Posted in Film, Reviews
By Sam Bathe on 13 May 2009

Directing his second adaptation of a Dan Brown novel, after 2006’s The Da Vinci Code, Angels & Demons returns to the ever remarkable life of Professor Robert Langdon, and his apparent fascination with the Catholic Church.

Despite making over $750 million worldwide with The Da Vinci Code, the film was widely panned by critics, and if anything has to battle has to fight against an outright negative view before the opening credits of Angels & Demons even roll.

At least this time around the film’s release has not been slated by the Church, as the first in the series was, and in fact sees Robert Langdon (Hanks) help out the Catholic order. Set in and around Vatican City, after the death of the Pope and kidnapping of four church Cardinals, they turn to Langdon to stop the Vatican from falling into mayhem.

All the while, at the site of the Large Hadron Collider in Switzerland, a vial of ‘ultra-combustible anti-matter’ has been stolen, and after Hanks uncovers evidence that an ancient secret brotherhood, the Illuminati, have re-emerged, fears two are connected and is left with a race against time to save the Vatican and rescue the four Cardinals.

As you might expect after The Da Vinci Code, Angels & Demons plays in the simple search for the clues format. As Langdon slowly uncovers the underlying mystery, with the help of CERN scientist Vittoria Vetra who’s experiment created the anit-matter vial, they find a clue then race to the location of the next clue, and continues until they at last hit the jackpot. It’s not the most challenging of narratives for Hanks and he somewhat seems to be on autopilot throughout. Ewan McGregor adds a few quirks to the film, though he is a strange casting, perhaps more based on box-office appeal rather than suitability.

Though an improvement on the turmoil in The Da Vinci Code, Angels & Demons fails to really make the most of the fight between religion and science, and despite raising a few interesting points, the debate always seems sided, this time, on the Catholic Church.

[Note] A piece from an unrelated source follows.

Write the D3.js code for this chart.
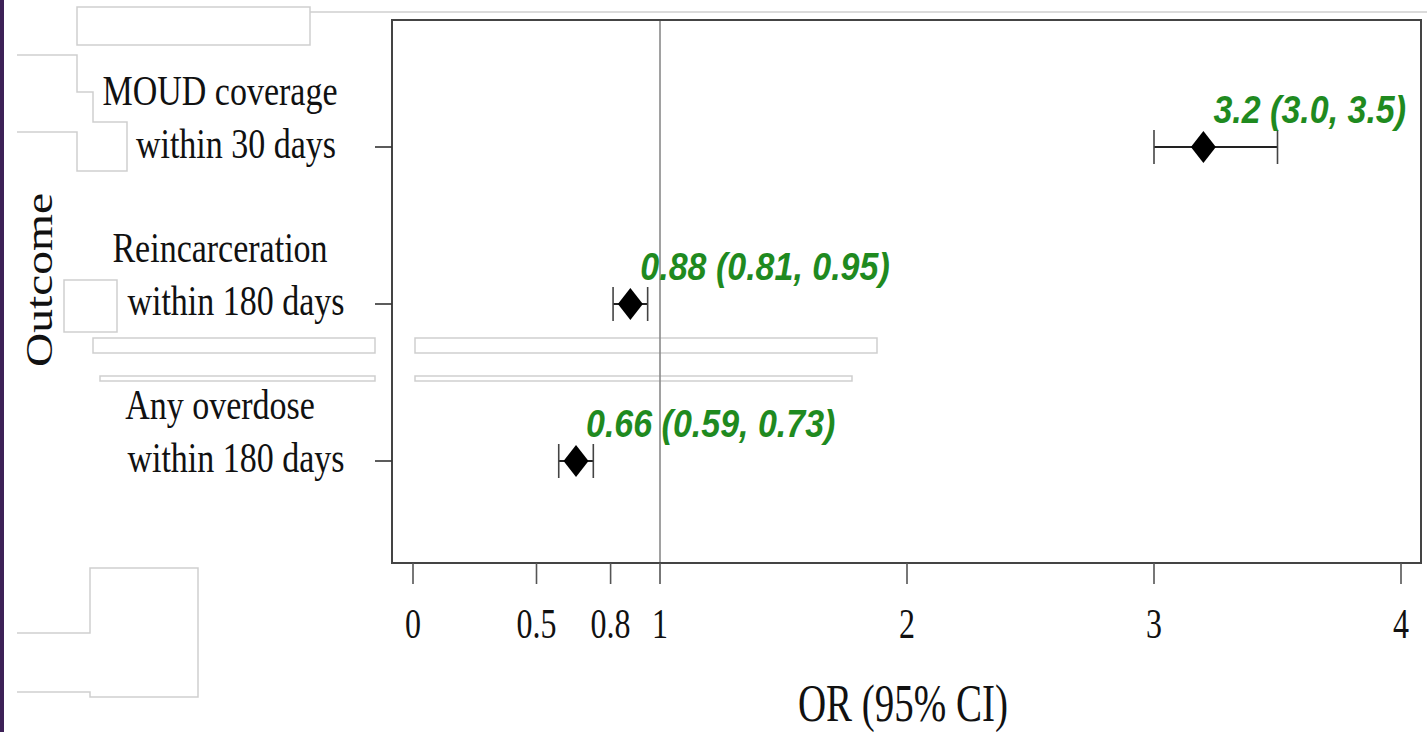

With a little over-explanation in the dialogue, the faux-intelligent plotline of Angels & Demons gives the impression you’re learning throughout and you’ll leave the theatre feeling a couple of ounces cleverer. For that the screenwriters must be congratulated, though for the rest of their work they might want to step it up if there’s a third Dan Brown adapation.

At times Angels & Demons can be a lot of fun, even if it can’t maintain the intensity of the likes of guilty pleasure National Treasure, and while there are a lot of frustrations along the way, Angels & Demons isn’t the complete shambles a lot of people wanted it to be. But then that probably isn’t the greatest endorsement either.